Mid-City Supply recently celebrated its 70th anniversary. How did you guys celebrate?
New: Instead of having a big party or a promotion, we decided to do 70 random acts of kindness (RAK) across each of our locations. A random act of kindness might be an elderly lady whose water heater was broken and can’t afford to replace it, so we gave her a new one. We spread this news throughout our associates and kept track of our RAKs. We actually ended up doing 75 good deeds. We’d have people come in and say, for example, here’s a veteran who broke his back. We need to make his house handicap-accessible. So, we would help. It was a quiet, fun thing that everyone in the company felt was really cool and rewarding. We enjoyed it so much that we plan to continue doing it this year.
Mid-City partners with numerous organizations and associations. Why is this so important?
New: If you’re going to operate in a city, you need to be a part of that city. For that reason, we always join the local chamber of commerce. We’ve always been active in the American Supply Association (ASA). I was president in 2008. We’ve also been members of HARDI for as long as I can remember. The first convention I went to was the Northamerican Heating & Air-conditioning Wholesalers Association (NHAW) convention in Reno. HARDI has a lot of good programs, and it’s important to support the associations. Additionally, we’re very active with the United Way. I know there are people out there who need our help, and the United Way knows who they are and how best to help them.
Do you have any professional regrets?
New: Sure. I wish I was more disciplined. I’ve always kind of managed by the seat of my pants. That works most of the time, but there are times when you need rules. If I was more disciplined, everyone around here would be more disciplined. I guess my biggest regret is that 42 years has gone really, really fast. I wish time would slow down a little bit.
You’ve led an extremely successful career. What’s the secret to your success?

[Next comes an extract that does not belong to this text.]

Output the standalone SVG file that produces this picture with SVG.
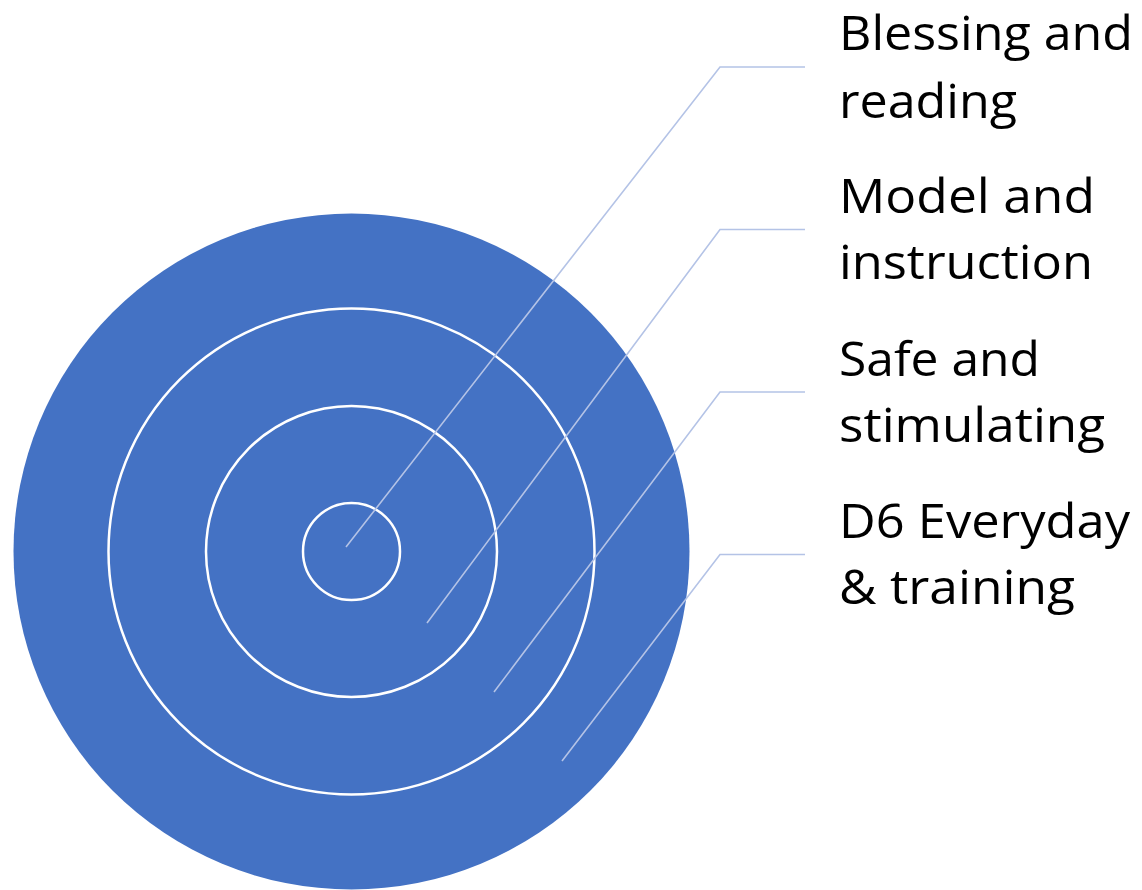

New: The secret to success lies within the people you associate with. Whether it’s the vendor partners, associates within your own organization, or your customers, we’re all partners. We have to realize that everyone has to make some money, and, ultimately, our job is to provide our end users great products at decent prices with as little hassle as possible. I love this business. I have fun every day — not every minute of every day — but every day, nonetheless. Distribution has been very good to me. I highly recommend it as a lifelong career.